Some of my favorite memories of my mom is of making applesauce with her.  When I was studying abroad in England during my junior year, I even made a batch to remind myself of home.  I usually only make it in the Fall when apples are in season and I can go to Carter’s Mountain to get them fresh off the tree.  But, to continue off Sunday’s theme of pancakes, I went ahead and included a recipe for my favorite pancake accompaniment. 

Prep Time: 10 minutes
Cooking Time: 1 hour and 15 minutes

7 large apples
1 1/2 cup water*
Sugar or honey to taste
½ tsp cinnamon (more to taste)
¼  tsp nutmeg
Pinch of salt

*I like to experiment with flavoring the water I use to boil the apples.  Sometimes that infusion entails just boiling water and letting a cinnamon stick or ginger root (or both) seep for 10 minutes or so.  When I was making this recent batch, I used one chamomile tea bag and a left over piece of ginger root.  One day, I have some apple infused bourbon that I might try. 

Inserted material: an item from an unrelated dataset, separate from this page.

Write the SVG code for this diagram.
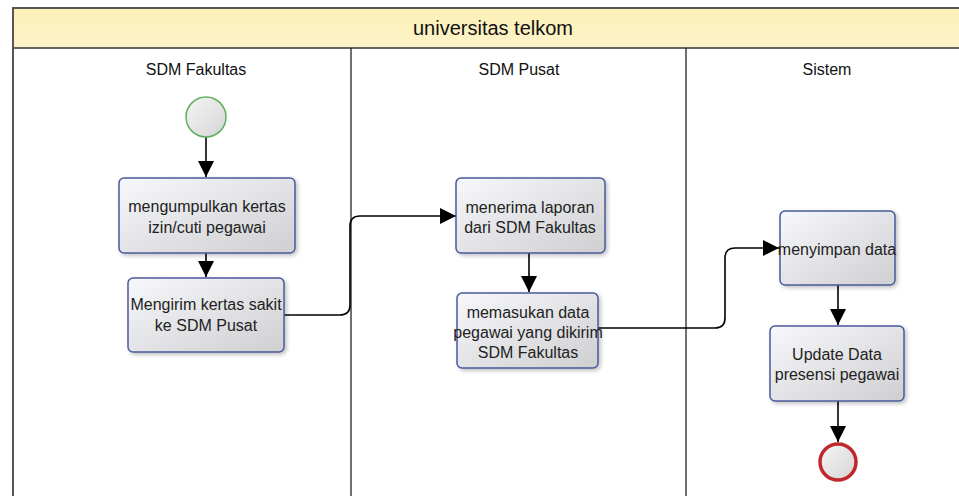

1.   Peel, core, and slice the apples.  I invested in an apple-peeler about a year ago and never looked back.  It peels, cores, and will cut every slice the same size.  Plus, it really cuts back on time.
2.   Place the apple slices in a 4-qt pot.  Then pour in about 1 ½ cups liquid.  Cover with a lid and cook over medium-high heat until the liquid starts to boil. 
3.   When the liquid starts to boil, stir the apples, moving the ones that have been cooking in the liquid to the top and allowing the ones on the top a chance to cook in the liquid. Cover the apples back up and reduce the heat to a low setting.  Cook for one hour.  Try to stir them every 10 minutes or so to get more even cooking. 
4.   At the hour mark, take the cover off the apples.  Break them up a little with a potato masher.  Cook an additional fifteen minutes without the lid to allow some of the liquid to cook off. 
5.   Once the apples are cooked, there are a couple options, use a hand-blender to breakdown the apples and smooth out the texture.    
6.   Add sugar (optional), cinnamon, and nutmeg.  Stir.